→ **Short task**
Return the listing below exactly, with the pictures dropped.

→ **Material**
┄┄┄┄┄┄┄┄┄┄┄┄┄┄┄┄┄┄┄┄

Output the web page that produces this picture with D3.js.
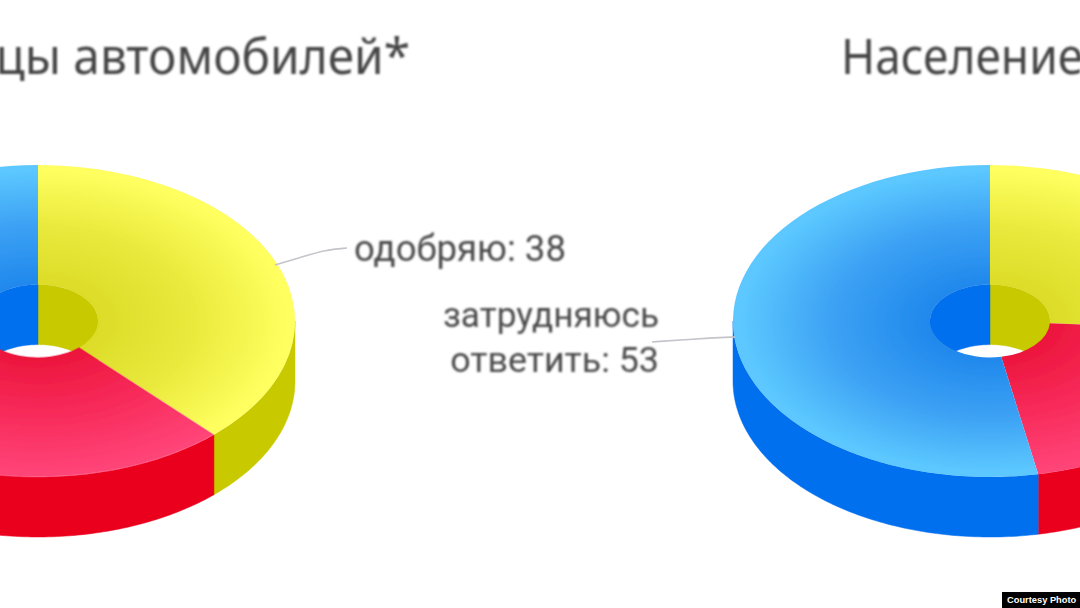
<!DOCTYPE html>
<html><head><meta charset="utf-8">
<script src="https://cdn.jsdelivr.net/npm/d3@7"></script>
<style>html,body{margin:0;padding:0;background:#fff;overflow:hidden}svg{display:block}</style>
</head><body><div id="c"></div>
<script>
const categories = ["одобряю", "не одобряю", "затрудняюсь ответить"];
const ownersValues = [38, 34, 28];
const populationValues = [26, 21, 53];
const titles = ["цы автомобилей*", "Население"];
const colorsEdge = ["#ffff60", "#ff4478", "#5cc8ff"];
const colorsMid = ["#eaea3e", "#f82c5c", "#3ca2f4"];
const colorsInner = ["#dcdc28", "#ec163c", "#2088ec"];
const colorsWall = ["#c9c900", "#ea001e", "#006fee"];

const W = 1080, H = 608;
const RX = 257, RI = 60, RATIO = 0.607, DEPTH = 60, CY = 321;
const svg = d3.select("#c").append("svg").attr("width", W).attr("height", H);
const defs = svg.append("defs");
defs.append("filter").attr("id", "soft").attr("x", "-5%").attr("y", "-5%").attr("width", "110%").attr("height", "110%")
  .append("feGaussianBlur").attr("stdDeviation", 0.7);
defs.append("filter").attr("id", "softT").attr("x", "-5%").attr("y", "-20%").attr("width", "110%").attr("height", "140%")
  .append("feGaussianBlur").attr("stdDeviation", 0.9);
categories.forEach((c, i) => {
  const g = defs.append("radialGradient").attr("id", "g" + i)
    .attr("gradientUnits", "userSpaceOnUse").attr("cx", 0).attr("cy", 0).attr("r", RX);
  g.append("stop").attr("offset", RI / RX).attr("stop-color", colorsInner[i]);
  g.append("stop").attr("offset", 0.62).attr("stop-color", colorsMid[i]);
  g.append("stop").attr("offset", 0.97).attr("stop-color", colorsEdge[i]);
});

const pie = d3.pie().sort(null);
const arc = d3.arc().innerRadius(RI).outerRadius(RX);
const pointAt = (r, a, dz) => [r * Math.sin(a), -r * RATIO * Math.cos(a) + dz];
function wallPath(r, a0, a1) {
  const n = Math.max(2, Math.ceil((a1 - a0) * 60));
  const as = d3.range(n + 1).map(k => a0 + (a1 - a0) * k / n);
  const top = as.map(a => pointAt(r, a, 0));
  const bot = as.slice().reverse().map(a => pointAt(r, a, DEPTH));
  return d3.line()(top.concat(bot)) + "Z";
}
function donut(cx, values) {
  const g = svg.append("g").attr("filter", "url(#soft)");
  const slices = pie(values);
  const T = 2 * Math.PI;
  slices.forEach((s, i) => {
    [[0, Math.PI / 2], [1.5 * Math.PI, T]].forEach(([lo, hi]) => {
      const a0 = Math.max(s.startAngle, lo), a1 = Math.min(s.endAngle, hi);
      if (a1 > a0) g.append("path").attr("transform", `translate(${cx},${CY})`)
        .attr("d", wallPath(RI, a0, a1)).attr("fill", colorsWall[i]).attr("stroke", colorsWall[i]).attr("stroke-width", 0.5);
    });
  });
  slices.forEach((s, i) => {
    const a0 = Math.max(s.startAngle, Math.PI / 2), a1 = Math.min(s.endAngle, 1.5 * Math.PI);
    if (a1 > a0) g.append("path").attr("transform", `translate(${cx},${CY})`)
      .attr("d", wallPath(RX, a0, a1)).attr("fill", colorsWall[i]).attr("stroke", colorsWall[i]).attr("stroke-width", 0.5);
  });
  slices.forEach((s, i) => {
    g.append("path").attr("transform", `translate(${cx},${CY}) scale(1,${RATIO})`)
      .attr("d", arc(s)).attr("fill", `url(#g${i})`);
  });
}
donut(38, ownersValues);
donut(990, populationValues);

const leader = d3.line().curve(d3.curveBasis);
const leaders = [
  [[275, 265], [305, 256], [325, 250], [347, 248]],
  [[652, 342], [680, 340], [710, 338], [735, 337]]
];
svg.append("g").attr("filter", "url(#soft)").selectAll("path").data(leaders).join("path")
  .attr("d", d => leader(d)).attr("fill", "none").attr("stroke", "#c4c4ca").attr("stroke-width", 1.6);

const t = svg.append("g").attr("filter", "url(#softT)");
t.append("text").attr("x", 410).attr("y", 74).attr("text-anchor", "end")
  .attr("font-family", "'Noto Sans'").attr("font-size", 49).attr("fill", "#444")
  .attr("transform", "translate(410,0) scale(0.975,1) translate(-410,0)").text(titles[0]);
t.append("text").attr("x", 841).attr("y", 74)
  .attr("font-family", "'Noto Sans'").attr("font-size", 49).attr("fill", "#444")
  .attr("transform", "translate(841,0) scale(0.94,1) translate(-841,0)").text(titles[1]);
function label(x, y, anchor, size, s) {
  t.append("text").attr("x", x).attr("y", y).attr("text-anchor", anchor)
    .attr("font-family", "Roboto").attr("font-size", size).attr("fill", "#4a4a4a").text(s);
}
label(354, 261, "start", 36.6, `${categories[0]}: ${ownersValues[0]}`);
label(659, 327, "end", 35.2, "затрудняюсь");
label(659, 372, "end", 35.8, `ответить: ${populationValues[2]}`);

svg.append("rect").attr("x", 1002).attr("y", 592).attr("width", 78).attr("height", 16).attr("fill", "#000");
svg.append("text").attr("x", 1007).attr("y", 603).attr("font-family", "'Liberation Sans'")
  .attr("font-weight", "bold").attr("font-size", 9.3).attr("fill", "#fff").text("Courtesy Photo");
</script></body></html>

┄┄┄┄┄┄┄┄┄┄┄┄┄┄┄┄┄┄┄┄

→ **The completed task**
Output the web page that produces this picture with D3.js.
<!DOCTYPE html>
<html><head><meta charset="utf-8">
<script src="https://cdn.jsdelivr.net/npm/d3@7"></script>
<style>html,body{margin:0;padding:0;background:#fff;overflow:hidden}svg{display:block}</style>
</head><body><div id="c"></div>
<script>
const categories = ["одобряю", "не одобряю", "затрудняюсь ответить"];
const ownersValues = [38, 34, 28];
const populationValues = [26, 21, 53];
const titles = ["цы автомобилей*", "Население"];
const colorsEdge = ["#ffff60", "#ff4478", "#5cc8ff"];
const colorsMid = ["#eaea3e", "#f82c5c", "#3ca2f4"];
const colorsInner = ["#dcdc28", "#ec163c", "#2088ec"];
const colorsWall = ["#c9c900", "#ea001e", "#006fee"];

const W = 1080, H = 608;
const RX = 257, RI = 60, RATIO = 0.607, DEPTH = 60, CY = 321;
const svg = d3.select("#c").append("svg").attr("width", W).attr("height", H);
const defs = svg.append("defs");
defs.append("filter").attr("id", "soft").attr("x", "-5%").attr("y", "-5%").attr("width", "110%").attr("height", "110%")
  .append("feGaussianBlur").attr("stdDeviation", 0.7);
defs.append("filter").attr("id", "softT").attr("x", "-5%").attr("y", "-20%").attr("width", "110%").attr("height", "140%")
  .append("feGaussianBlur").attr("stdDeviation", 0.9);
categories.forEach((c, i) => {
  const g = defs.append("radialGradient").attr("id", "g" + i)
    .attr("gradientUnits", "userSpaceOnUse").attr("cx", 0).attr("cy", 0).attr("r", RX);
  g.append("stop").attr("offset", RI / RX).attr("stop-color", colorsInner[i]);
  g.append("stop").attr("offset", 0.62).attr("stop-color", colorsMid[i]);
  g.append("stop").attr("offset", 0.97).attr("stop-color", colorsEdge[i]);
});

const pie = d3.pie().sort(null);
const arc = d3.arc().innerRadius(RI).outerRadius(RX);
const pointAt = (r, a, dz) => [r * Math.sin(a), -r * RATIO * Math.cos(a) + dz];
function wallPath(r, a0, a1) {
  const n = Math.max(2, Math.ceil((a1 - a0) * 60));
  const as = d3.range(n + 1).map(k => a0 + (a1 - a0) * k / n);
  const top = as.map(a => pointAt(r, a, 0));
  const bot = as.slice().reverse().map(a => pointAt(r, a, DEPTH));
  return d3.line()(top.concat(bot)) + "Z";
}
function donut(cx, values) {
  const g = svg.append("g").attr("filter", "url(#soft)");
  const slices = pie(values);
  const T = 2 * Math.PI;
  slices.forEach((s, i) => {
    [[0, Math.PI / 2], [1.5 * Math.PI, T]].forEach(([lo, hi]) => {
      const a0 = Math.max(s.startAngle, lo), a1 = Math.min(s.endAngle, hi);
      if (a1 > a0) g.append("path").attr("transform", `translate(${cx},${CY})`)
        .attr("d", wallPath(RI, a0, a1)).attr("fill", colorsWall[i]).attr("stroke", colorsWall[i]).attr("stroke-width", 0.5);
    });
  });
  slices.forEach((s, i) => {
    const a0 = Math.max(s.startAngle, Math.PI / 2), a1 = Math.min(s.endAngle, 1.5 * Math.PI);
    if (a1 > a0) g.append("path").attr("transform", `translate(${cx},${CY})`)
      .attr("d", wallPath(RX, a0, a1)).attr("fill", colorsWall[i]).attr("stroke", colorsWall[i]).attr("stroke-width", 0.5);
  });
  slices.forEach((s, i) => {
    g.append("path").attr("transform", `translate(${cx},${CY}) scale(1,${RATIO})`)
      .attr("d", arc(s)).attr("fill", `url(#g${i})`);
  });
}
donut(38, ownersValues);
donut(990, populationValues);

const leader = d3.line().curve(d3.curveBasis);
const leaders = [
  [[275, 265], [305, 256], [325, 250], [347, 248]],
  [[652, 342], [680, 340], [710, 338], [735, 337]]
];
svg.append("g").attr("filter", "url(#soft)").selectAll("path").data(leaders).join("path")
  .attr("d", d => leader(d)).attr("fill", "none").attr("stroke", "#c4c4ca").attr("stroke-width", 1.6);

const t = svg.append("g").attr("filter", "url(#softT)");
t.append("text").attr("x", 410).attr("y", 74).attr("text-anchor", "end")
  .attr("font-family", "'Noto Sans'").attr("font-size", 49).attr("fill", "#444")
  .attr("transform", "translate(410,0) scale(0.975,1) translate(-410,0)").text(titles[0]);
t.append("text").attr("x", 841).attr("y", 74)
  .attr("font-family", "'Noto Sans'").attr("font-size", 49).attr("fill", "#444")
  .attr("transform", "translate(841,0) scale(0.94,1) translate(-841,0)").text(titles[1]);
function label(x, y, anchor, size, s) {
  t.append("text").attr("x", x).attr("y", y).attr("text-anchor", anchor)
    .attr("font-family", "Roboto").attr("font-size", size).attr("fill", "#4a4a4a").text(s);
}
label(354, 261, "start", 36.6, `${categories[0]}: ${ownersValues[0]}`);
label(659, 327, "end", 35.2, "затрудняюсь");
label(659, 372, "end", 35.8, `ответить: ${populationValues[2]}`);

svg.append("rect").attr("x", 1002).attr("y", 592).attr("width", 78).attr("height", 16).attr("fill", "#000");
svg.append("text").attr("x", 1007).attr("y", 603).attr("font-family", "'Liberation Sans'")
  .attr("font-weight", "bold").attr("font-size", 9.3).attr("fill", "#fff").text("Courtesy Photo");
</script></body></html>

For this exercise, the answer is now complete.